Quote every line below exactly and skip any picture.
— Start of Data provided —
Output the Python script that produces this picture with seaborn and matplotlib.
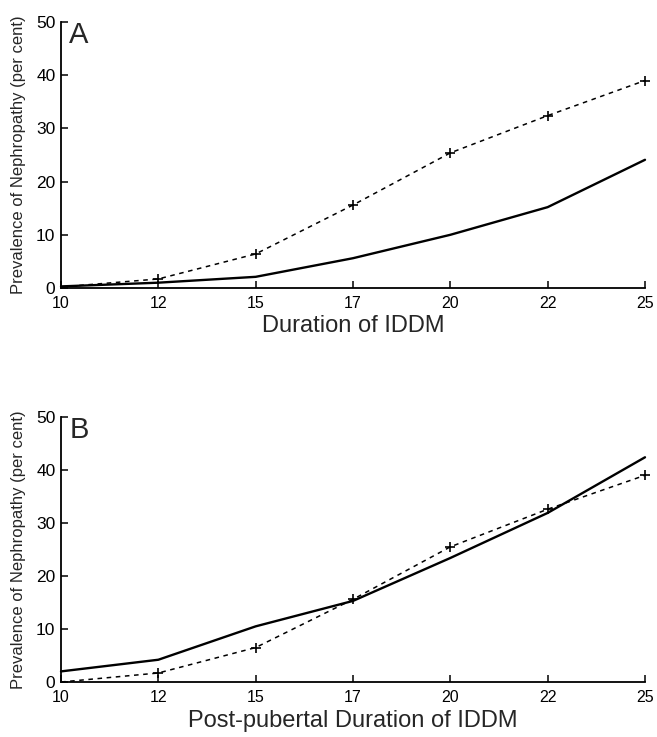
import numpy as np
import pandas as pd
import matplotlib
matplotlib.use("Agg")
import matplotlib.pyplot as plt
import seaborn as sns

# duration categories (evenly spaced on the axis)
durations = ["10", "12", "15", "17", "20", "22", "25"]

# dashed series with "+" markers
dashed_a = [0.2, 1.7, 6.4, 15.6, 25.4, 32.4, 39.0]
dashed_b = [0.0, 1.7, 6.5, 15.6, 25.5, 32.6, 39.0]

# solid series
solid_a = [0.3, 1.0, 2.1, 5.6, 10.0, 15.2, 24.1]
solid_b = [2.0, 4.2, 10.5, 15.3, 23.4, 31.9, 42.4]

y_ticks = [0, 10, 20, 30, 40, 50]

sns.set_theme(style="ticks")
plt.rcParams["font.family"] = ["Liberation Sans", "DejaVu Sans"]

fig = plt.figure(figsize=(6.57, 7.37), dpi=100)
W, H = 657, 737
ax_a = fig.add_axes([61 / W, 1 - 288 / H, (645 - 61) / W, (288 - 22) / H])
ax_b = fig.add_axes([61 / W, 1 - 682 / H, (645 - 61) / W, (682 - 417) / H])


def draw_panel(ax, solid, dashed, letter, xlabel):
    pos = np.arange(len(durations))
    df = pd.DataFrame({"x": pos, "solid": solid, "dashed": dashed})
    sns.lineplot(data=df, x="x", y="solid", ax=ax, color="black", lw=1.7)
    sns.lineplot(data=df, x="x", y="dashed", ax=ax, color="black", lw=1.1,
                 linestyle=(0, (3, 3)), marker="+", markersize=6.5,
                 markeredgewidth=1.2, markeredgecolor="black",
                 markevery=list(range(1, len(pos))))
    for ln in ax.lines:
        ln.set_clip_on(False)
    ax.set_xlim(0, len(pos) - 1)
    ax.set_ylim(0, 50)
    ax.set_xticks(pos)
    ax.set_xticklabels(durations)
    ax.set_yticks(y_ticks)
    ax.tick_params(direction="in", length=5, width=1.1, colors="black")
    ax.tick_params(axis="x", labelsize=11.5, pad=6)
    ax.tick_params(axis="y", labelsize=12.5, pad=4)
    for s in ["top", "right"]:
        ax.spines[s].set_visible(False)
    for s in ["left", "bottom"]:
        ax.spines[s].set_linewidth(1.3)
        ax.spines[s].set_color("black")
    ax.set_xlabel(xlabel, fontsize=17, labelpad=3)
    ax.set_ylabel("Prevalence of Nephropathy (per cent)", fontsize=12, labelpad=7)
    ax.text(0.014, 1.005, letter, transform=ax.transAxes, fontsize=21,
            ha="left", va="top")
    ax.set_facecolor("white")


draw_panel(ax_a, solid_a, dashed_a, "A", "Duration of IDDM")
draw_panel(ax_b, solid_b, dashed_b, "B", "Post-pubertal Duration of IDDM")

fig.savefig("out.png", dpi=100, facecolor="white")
— End of Data provided —
Finished exercise.
Output the Python script that produces this picture with seaborn and matplotlib.
import numpy as np
import pandas as pd
import matplotlib
matplotlib.use("Agg")
import matplotlib.pyplot as plt
import seaborn as sns

# duration categories (evenly spaced on the axis)
durations = ["10", "12", "15", "17", "20", "22", "25"]

# dashed series with "+" markers
dashed_a = [0.2, 1.7, 6.4, 15.6, 25.4, 32.4, 39.0]
dashed_b = [0.0, 1.7, 6.5, 15.6, 25.5, 32.6, 39.0]

# solid series
solid_a = [0.3, 1.0, 2.1, 5.6, 10.0, 15.2, 24.1]
solid_b = [2.0, 4.2, 10.5, 15.3, 23.4, 31.9, 42.4]

y_ticks = [0, 10, 20, 30, 40, 50]

sns.set_theme(style="ticks")
plt.rcParams["font.family"] = ["Liberation Sans", "DejaVu Sans"]

fig = plt.figure(figsize=(6.57, 7.37), dpi=100)
W, H = 657, 737
ax_a = fig.add_axes([61 / W, 1 - 288 / H, (645 - 61) / W, (288 - 22) / H])
ax_b = fig.add_axes([61 / W, 1 - 682 / H, (645 - 61) / W, (682 - 417) / H])


def draw_panel(ax, solid, dashed, letter, xlabel):
    pos = np.arange(len(durations))
    df = pd.DataFrame({"x": pos, "solid": solid, "dashed": dashed})
    sns.lineplot(data=df, x="x", y="solid", ax=ax, color="black", lw=1.7)
    sns.lineplot(data=df, x="x", y="dashed", ax=ax, color="black", lw=1.1,
                 linestyle=(0, (3, 3)), marker="+", markersize=6.5,
                 markeredgewidth=1.2, markeredgecolor="black",
                 markevery=list(range(1, len(pos))))
    for ln in ax.lines:
        ln.set_clip_on(False)
    ax.set_xlim(0, len(pos) - 1)
    ax.set_ylim(0, 50)
    ax.set_xticks(pos)
    ax.set_xticklabels(durations)
    ax.set_yticks(y_ticks)
    ax.tick_params(direction="in", length=5, width=1.1, colors="black")
    ax.tick_params(axis="x", labelsize=11.5, pad=6)
    ax.tick_params(axis="y", labelsize=12.5, pad=4)
    for s in ["top", "right"]:
        ax.spines[s].set_visible(False)
    for s in ["left", "bottom"]:
        ax.spines[s].set_linewidth(1.3)
        ax.spines[s].set_color("black")
    ax.set_xlabel(xlabel, fontsize=17, labelpad=3)
    ax.set_ylabel("Prevalence of Nephropathy (per cent)", fontsize=12, labelpad=7)
    ax.text(0.014, 1.005, letter, transform=ax.transAxes, fontsize=21,
            ha="left", va="top")
    ax.set_facecolor("white")


draw_panel(ax_a, solid_a, dashed_a, "A", "Duration of IDDM")
draw_panel(ax_b, solid_b, dashed_b, "B", "Post-pubertal Duration of IDDM")

fig.savefig("out.png", dpi=100, facecolor="white")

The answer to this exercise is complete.